Apple’s New Product Cycle: Facing the Challenge of Innovation

Microsoft Surface Commercial

[Credit: Microsoft]

Apple’s presentation of the iPhone 5 and iPad 4 in September 2012 angered many iPad 3 owners, but it reflects the new chapter in the life of the Apple Corporation. Samsung and other competitors such as Google have combined to make life difficult for Apple. Even when the iPhone 5 was introduced back in September, it was deemed top of the line but did not receive the “wow” the iPhone received back in 2007. What made the presentation even more damaging to Apple’s work is that the tech writer predictions were terribly right, so much so that there were no surprises at the presentation. Tech writers had already given up the goods on Apple’s latest iPhone and iPad, so there was little response for shock or excitement.

The predictable correctness of tech writers, combined with the predictability of the iPhone line, makes the iPhone a product that, while good, does not appeal to teenagers anymore. Chris Matyszczyk of CNET says that his research shows that the iPhone is no longer the “cool” gadget to own:

“Buzz Marketing’s Tina Wells told Forbes: ‘Teens are telling us Apple is done. Apple has done a great job of embracing Gen X and older (Millennials), but I don’t think they are connecting with Millennial kids’…the iPhone 5 was, for them, a little too staid” (Chris Matyszczyk, “Apple is done, say teens.”
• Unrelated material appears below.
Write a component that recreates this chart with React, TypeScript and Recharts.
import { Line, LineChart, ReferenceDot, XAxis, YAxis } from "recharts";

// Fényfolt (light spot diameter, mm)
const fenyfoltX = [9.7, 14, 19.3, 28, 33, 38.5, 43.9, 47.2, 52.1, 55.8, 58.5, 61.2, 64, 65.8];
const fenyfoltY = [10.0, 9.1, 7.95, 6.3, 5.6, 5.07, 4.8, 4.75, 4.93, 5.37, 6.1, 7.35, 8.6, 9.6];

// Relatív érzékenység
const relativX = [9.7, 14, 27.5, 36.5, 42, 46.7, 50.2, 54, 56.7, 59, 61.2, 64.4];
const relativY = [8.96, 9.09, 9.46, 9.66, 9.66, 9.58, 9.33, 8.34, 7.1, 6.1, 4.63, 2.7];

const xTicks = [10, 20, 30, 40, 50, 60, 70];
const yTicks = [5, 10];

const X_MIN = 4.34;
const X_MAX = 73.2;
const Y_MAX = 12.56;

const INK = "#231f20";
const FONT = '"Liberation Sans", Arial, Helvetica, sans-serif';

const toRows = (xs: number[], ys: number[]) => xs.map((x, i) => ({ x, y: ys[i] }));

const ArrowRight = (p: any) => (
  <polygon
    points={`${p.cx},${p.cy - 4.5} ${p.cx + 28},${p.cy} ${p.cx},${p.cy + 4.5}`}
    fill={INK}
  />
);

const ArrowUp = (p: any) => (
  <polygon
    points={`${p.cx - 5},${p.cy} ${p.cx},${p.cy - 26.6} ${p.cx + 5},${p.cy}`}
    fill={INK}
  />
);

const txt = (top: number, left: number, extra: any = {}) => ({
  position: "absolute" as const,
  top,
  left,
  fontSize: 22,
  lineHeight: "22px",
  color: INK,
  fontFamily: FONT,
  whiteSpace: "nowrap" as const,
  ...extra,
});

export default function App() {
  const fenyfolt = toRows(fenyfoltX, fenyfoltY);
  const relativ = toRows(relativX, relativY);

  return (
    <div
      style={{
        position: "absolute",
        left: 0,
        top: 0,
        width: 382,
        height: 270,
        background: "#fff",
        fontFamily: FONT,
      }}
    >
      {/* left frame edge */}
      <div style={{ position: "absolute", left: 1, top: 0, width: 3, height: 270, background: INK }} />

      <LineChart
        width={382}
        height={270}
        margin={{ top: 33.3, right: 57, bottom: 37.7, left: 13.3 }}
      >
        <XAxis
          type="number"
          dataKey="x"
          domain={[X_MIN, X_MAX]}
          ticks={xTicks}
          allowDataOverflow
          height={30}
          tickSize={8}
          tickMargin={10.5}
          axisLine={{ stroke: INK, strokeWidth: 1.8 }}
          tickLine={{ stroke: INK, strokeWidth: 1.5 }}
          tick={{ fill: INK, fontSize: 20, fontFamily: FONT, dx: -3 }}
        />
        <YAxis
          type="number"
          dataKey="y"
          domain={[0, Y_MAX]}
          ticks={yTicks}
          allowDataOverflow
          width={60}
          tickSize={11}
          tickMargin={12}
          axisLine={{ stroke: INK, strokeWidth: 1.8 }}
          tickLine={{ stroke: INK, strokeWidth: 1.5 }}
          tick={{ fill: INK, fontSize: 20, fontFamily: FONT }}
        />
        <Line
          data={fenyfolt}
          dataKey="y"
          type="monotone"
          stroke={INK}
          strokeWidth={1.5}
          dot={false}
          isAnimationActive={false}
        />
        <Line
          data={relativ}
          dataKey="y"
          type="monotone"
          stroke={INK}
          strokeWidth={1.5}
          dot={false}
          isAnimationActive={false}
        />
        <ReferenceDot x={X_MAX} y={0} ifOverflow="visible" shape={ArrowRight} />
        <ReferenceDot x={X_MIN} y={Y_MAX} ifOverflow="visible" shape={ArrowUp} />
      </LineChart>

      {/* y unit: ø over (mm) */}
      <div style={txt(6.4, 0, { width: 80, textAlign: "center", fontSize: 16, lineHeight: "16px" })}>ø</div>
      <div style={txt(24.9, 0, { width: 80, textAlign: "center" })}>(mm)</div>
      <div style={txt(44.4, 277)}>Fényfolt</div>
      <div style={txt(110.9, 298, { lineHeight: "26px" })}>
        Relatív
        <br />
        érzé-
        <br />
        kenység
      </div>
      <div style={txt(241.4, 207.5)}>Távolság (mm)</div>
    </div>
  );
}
This is not only the view of millennial kids, but also of adults in my generation. I have read a number of accounts by tech writers who own the iPhone 4S and did not purchase the iPhone 5 because they felt as though it was no different than the iPhone 4S. I have talked to iPhone customers personally and have been told the same thing: while they like the iPhone, they are tired and bored with having the same “look and feel” to the iPhone as has been in years past. In other words, the iPhone is becoming “outdated.”
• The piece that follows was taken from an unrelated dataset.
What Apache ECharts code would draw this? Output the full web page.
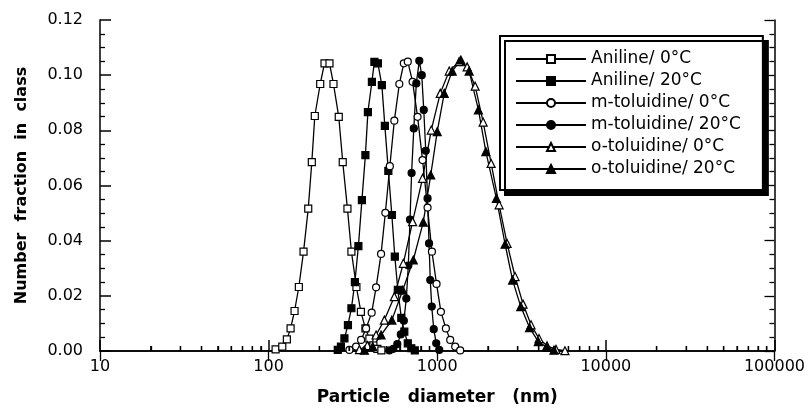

Apple has come to realize in recent days that the company has to change its routine and marketing strategy, since Samsung has come to make more money in a quarter than Cupertino. Apple has decided to make some changes to its product cycle by creating two product cycles, one for the Spring (March) and one for the Fall, six months later (September). This, however, is not such an easy solution to the problem. The problem still remains complex, even if Apple does produce two iPhones each year. Why? Because of innovation. Apple’s problem lies in innovation.
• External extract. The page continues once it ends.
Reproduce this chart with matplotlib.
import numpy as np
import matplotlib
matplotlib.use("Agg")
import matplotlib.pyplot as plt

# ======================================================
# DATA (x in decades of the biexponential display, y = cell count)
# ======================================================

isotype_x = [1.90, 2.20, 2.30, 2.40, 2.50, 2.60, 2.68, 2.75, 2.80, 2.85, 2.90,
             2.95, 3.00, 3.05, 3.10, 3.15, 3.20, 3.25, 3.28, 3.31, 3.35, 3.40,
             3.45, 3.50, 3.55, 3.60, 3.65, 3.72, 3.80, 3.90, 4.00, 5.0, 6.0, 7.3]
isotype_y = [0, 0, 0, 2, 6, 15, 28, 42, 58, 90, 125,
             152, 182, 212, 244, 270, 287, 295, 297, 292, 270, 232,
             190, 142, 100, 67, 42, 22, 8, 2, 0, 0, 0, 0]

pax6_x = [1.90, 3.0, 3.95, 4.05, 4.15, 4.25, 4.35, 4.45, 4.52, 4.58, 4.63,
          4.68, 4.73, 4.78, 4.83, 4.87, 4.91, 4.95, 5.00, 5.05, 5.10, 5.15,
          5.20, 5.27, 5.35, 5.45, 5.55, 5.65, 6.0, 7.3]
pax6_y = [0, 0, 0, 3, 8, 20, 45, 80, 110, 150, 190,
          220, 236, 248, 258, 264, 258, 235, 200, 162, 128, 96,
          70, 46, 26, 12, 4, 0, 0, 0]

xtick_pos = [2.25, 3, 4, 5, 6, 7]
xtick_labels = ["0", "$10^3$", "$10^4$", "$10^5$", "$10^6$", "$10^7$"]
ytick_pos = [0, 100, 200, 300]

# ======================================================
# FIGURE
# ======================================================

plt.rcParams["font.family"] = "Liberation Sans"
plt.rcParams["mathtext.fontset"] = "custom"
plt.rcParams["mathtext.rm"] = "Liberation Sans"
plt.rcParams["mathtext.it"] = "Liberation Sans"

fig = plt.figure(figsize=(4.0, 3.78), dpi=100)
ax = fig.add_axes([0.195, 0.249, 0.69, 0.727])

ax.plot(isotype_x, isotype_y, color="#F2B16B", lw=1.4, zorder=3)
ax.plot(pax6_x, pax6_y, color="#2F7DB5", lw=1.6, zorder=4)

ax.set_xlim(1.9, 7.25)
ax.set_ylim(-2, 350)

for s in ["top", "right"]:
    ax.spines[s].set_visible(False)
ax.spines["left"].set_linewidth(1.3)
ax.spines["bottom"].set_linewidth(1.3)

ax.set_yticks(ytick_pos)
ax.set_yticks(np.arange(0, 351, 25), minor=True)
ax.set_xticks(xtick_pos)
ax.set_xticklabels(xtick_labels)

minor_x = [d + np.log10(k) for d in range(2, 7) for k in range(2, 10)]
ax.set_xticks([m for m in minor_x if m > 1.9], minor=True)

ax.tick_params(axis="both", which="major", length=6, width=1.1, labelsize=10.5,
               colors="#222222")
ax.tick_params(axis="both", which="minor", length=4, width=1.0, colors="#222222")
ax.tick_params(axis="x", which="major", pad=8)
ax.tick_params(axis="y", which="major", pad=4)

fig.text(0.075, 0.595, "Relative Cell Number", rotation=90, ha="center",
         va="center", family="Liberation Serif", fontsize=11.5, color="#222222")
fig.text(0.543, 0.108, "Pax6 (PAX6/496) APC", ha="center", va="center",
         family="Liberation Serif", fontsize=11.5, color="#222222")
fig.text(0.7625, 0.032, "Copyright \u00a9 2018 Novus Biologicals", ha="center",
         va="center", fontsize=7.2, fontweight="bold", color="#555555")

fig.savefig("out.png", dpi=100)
Changing the product cycle from one a year to two a year has only exacerbated the problem. Now, instead of having to spend one year to produce one great iPhone, Apple will now have to innovate twice as much as before. If iPhone customers are dissatisfied with their current iPhone 5, what will customers do if twice a year, the iPhone remains the same with small-scale changes?

In addition to Apple’s product cycle, new rumors have circulated that Apple has two more surprises up its sleeve: multiple screen sizes and colors. First, it was said that Apple would have “multiple screen sizes” in its new iPhone; the next rumor modified the original one and said that Apple would introduce two screen sizes for customers in its next-generation iPhone. Rumors regarding 6-8 colors have been consistent, with many affirming (with certainty) that the new iPhone would feature color options of red, blue, yellow, pink, green, and possibly orange (if not inclusive of traditional colors such as black and white). I told some current iPhone customers about the new options and they were still unimpressed.

Apple must come to learn that screen sizes, colors, and the weight and processor chips are nice features to improve; however, Apple’s software is the root of Apple’s “unimpressive” iPhone criticism by current customers. Until the company innovates the software that constitutes a large part of user experience, it will continue to make changes in vain.